• Written request
Search the entries below. Return every line that has "matplotlib" in it.

• Data supplied

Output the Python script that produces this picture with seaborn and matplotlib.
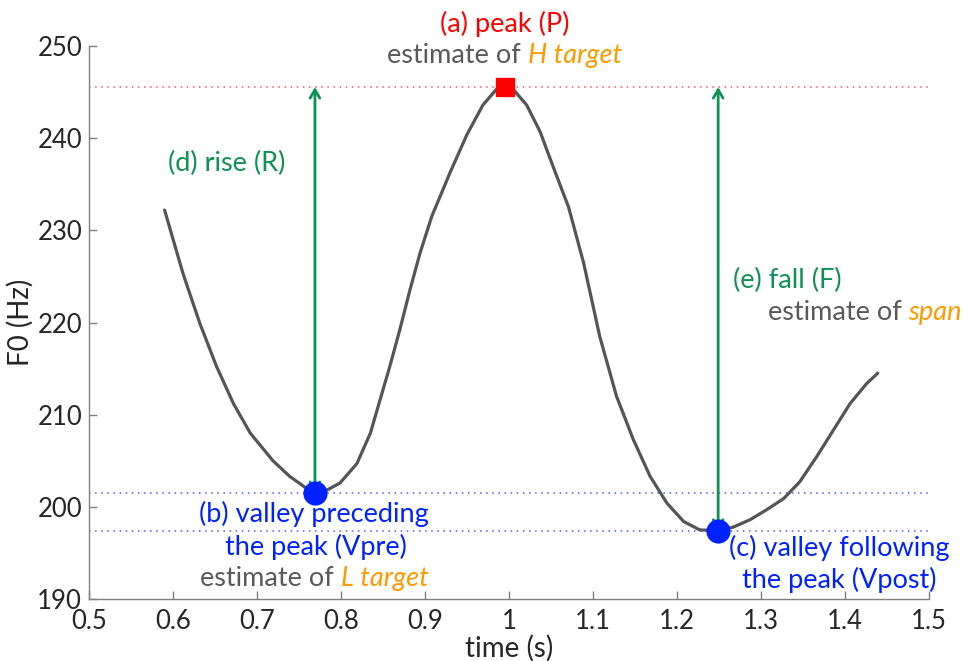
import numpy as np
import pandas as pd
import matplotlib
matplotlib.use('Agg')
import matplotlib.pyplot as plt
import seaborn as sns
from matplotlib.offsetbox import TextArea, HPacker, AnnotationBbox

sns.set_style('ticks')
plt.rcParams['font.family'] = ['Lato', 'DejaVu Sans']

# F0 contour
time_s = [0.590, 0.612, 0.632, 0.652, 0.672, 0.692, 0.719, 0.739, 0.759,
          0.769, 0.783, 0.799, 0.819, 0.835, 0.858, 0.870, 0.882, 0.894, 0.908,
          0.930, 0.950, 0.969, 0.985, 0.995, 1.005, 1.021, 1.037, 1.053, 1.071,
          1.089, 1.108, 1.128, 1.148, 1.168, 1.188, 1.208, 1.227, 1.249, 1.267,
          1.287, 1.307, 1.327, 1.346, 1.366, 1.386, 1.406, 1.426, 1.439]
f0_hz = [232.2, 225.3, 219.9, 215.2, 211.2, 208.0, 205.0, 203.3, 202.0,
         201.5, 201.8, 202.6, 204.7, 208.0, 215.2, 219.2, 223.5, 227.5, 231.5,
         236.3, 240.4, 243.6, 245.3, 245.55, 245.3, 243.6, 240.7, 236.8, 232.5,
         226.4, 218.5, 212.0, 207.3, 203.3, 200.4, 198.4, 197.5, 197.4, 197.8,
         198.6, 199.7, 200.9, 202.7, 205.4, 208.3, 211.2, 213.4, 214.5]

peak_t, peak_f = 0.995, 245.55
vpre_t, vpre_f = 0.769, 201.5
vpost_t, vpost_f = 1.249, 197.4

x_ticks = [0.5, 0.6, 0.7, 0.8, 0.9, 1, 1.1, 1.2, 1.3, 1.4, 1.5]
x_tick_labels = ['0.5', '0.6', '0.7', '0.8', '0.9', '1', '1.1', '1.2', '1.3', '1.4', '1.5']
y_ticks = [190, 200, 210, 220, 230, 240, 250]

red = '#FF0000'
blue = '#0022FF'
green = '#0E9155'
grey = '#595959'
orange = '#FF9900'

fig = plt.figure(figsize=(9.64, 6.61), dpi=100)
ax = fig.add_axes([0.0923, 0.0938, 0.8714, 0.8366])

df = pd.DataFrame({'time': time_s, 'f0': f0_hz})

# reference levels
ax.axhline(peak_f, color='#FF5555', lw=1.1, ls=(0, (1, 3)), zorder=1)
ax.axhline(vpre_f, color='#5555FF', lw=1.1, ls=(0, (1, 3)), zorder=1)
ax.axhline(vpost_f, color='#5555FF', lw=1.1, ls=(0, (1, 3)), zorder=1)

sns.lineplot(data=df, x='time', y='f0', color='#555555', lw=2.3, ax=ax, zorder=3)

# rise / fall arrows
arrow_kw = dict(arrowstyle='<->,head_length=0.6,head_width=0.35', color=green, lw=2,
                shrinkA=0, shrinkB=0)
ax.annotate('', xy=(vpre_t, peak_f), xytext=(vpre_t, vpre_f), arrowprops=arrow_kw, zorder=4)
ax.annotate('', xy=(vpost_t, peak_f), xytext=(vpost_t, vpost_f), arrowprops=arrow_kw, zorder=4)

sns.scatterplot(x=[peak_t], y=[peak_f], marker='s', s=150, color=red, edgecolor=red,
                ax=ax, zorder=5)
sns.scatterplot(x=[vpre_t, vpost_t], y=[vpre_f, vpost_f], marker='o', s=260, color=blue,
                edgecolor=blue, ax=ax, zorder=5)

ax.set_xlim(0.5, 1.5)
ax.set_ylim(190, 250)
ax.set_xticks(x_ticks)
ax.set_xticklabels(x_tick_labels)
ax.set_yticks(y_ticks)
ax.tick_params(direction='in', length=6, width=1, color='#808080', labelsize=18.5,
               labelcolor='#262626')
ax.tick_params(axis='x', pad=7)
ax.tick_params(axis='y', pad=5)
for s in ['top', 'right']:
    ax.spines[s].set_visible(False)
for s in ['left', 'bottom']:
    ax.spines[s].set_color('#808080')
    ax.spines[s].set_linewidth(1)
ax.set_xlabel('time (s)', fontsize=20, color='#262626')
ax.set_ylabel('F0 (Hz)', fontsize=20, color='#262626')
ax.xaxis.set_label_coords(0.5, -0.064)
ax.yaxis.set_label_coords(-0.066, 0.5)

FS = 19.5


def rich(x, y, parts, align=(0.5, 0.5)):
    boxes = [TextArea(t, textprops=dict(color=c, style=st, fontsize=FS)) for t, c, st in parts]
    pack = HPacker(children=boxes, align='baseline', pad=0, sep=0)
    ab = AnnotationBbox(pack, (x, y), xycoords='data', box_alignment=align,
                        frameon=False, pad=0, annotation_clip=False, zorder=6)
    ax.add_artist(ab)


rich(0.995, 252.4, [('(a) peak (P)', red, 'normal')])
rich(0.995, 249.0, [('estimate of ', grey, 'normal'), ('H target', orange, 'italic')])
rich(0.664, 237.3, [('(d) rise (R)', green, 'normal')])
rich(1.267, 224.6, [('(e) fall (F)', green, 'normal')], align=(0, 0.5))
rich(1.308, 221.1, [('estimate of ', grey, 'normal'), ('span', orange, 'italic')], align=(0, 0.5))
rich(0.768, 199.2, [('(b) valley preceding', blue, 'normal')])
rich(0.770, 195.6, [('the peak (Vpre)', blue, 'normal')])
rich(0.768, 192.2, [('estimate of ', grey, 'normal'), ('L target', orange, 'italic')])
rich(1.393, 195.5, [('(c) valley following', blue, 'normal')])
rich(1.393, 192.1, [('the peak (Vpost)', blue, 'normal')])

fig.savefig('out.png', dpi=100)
---
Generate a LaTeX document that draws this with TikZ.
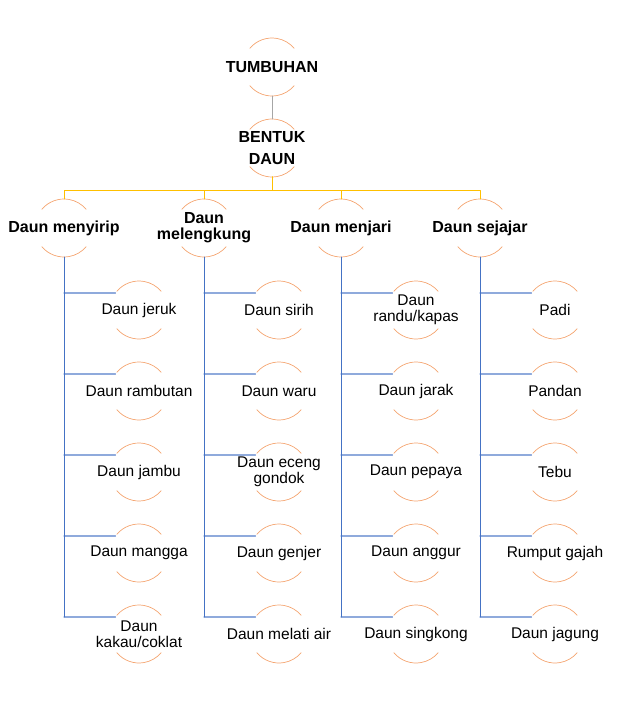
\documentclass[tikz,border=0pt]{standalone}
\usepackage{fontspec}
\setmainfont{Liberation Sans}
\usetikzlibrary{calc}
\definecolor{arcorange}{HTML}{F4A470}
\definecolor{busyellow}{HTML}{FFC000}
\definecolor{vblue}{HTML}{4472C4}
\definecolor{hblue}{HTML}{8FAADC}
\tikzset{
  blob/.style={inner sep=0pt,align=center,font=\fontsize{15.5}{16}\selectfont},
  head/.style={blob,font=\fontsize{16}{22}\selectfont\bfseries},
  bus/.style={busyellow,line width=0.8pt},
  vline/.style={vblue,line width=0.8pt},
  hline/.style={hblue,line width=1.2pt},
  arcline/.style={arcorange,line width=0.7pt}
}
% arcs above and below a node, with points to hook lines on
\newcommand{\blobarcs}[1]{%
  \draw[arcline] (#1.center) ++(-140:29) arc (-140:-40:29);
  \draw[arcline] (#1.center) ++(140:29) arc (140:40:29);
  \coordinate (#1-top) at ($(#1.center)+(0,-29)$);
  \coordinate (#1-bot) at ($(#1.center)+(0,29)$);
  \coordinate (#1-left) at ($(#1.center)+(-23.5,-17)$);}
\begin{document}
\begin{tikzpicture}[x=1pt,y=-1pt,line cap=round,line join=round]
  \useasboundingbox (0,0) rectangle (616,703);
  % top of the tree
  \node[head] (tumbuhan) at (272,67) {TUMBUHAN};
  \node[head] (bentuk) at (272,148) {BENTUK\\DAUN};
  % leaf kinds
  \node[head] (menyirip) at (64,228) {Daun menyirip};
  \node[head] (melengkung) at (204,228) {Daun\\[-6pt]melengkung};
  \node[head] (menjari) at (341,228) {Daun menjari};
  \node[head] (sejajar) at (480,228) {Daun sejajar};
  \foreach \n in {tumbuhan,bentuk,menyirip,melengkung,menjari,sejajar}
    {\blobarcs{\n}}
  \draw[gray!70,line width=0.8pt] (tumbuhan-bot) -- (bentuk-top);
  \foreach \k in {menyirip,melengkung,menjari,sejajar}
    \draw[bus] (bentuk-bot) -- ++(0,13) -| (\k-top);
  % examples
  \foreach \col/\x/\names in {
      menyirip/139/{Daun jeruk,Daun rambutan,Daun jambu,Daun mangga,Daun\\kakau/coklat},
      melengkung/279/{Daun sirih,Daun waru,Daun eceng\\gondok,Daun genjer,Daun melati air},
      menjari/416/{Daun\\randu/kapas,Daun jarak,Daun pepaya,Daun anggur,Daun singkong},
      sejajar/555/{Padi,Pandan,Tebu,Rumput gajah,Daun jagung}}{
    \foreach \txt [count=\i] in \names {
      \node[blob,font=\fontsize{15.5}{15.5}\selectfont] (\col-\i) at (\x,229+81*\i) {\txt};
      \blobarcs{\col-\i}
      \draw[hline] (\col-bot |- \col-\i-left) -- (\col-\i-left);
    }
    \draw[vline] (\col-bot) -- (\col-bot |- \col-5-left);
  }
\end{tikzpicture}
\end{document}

• Response to the exercise
Output the Python script that produces this picture with seaborn and matplotlib.
import matplotlib
matplotlib.use('Agg')
import matplotlib.pyplot as plt
from matplotlib.offsetbox import TextArea, HPacker, AnnotationBbox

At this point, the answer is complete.